2.                  Take the following affirmative action:

a)                  Upon request, permit employees in bargaining units represented by International Federation of Professional and Technical Engineers, Local 17, to have union representation in the processing of matters concerning their wages, hours and working conditions.

b)                  Post, in conspicuous places on the employer's premises where notices to bargaining unit employees are usually posted, copies of the notice attached hereto and marked "Appendix". Such notices shall, after being duly signed by an authorized representative of the City of Seattle, be and remain posted for a period of sixty (60) days. Reasonable steps shall be taken by the City of Seattle to ensure that such notices are not removed, altered, defaced or covered by other material.

c)                  Notify International Federation of Professional and Technical Engineers, Local 17, in writing within twenty (20) days of the date of this Order, as to what steps have been taken to comply herewith, and at the same time provide Local 17 with a signed copy of the notice required by the previous paragraph.

d)                 Notify the Executive Director of the Commission, in writing within twenty (20) days of the date of this Order, as to what steps have been taken to comply herewith, and at the same time provide the Executive Director with a signed copy of the notice required by this order.

DATED at Olympia, Washington, this 20th day of December, 1988.

PUBLIC EMPLOYMENT RELATIONS COMMISSION

[SIGNED]

WILLIAM A. LANG, Examiner

This Order may be appealed by filing a petition for review with the Commission pursuant to WAC 391-45-350.

 




[1]          The copy of the document which is in evidence contains a handwritten notation "no way" in the margin, opposite this suggestion.
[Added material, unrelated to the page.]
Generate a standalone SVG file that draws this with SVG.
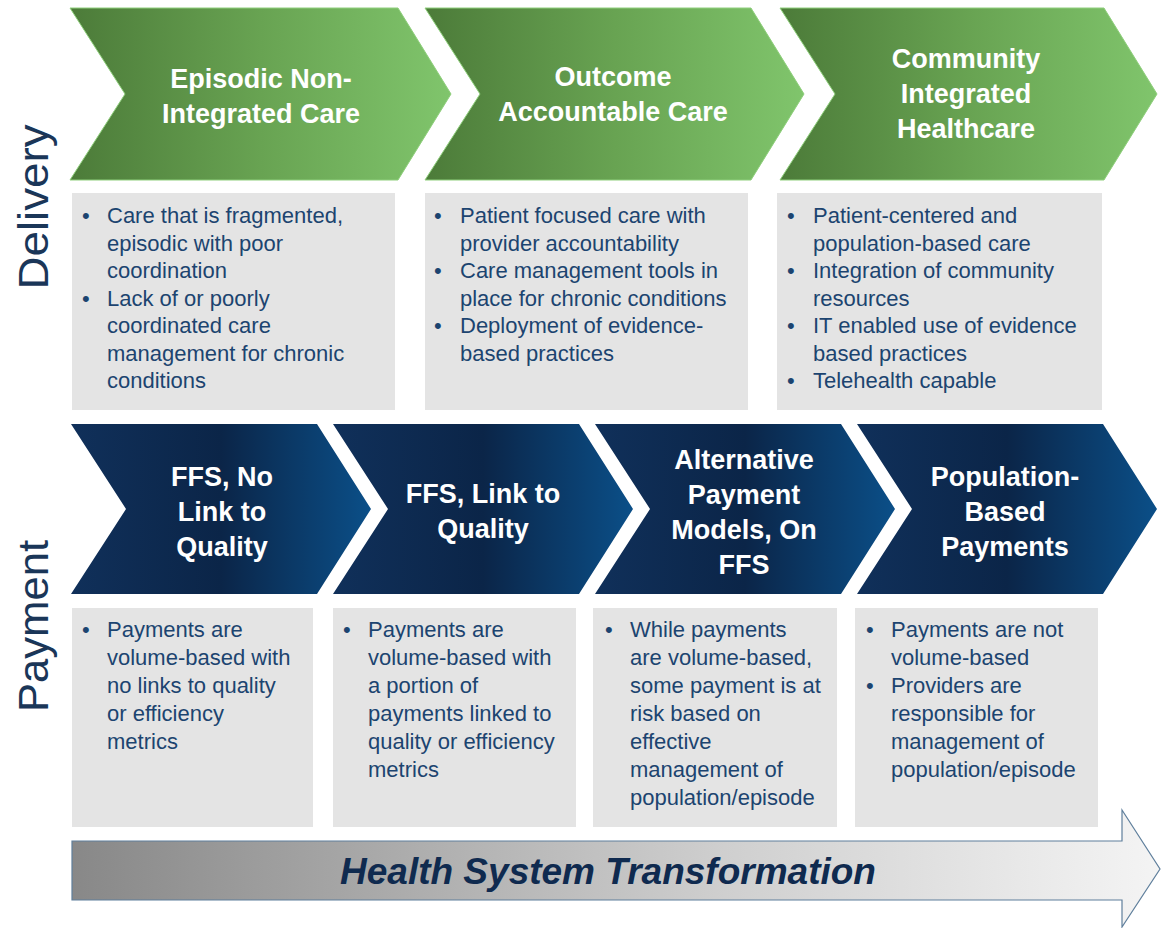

The notation is attributed to Carole Coe-Hauskins, Director of the Administrative Services Division of City Light.

[2]          Similar policies and guidelines were issued on that date covering discrimination complaints.

[3]          Coe-Hauskins also contended that this grievance should have been filed at the Step One level. She seems to have believed that the Grace's reference to "internal complaint" was to a grievance under the contractual grievance process, while the Examiner concludes that the reference was, in fact, to the EEO process.

[4]          Allegations of violations of other statutes or internal city regulations are beyond the Commission's authority, and will not be addressed. In addition, Local 17 arguments in post-hearing brief alleging unilateral change and refusal to bargain go beyond the pleadings and will not be addressed.

[5]          Respondent also moved to dismiss the charges at the hearing because the complaint was settled as a grievance. The motion was denied, because the grievance did not resolve the question at issue in these proceedings regarding the right to union representation in proceedings on EEO complainants. The deferral argument was not re-asserted in the employer's post-hearing brief.

[6]          The city's current director of labor relations was the business representative for the Local 17 who was involved in City of Seattle, Decision 809-B.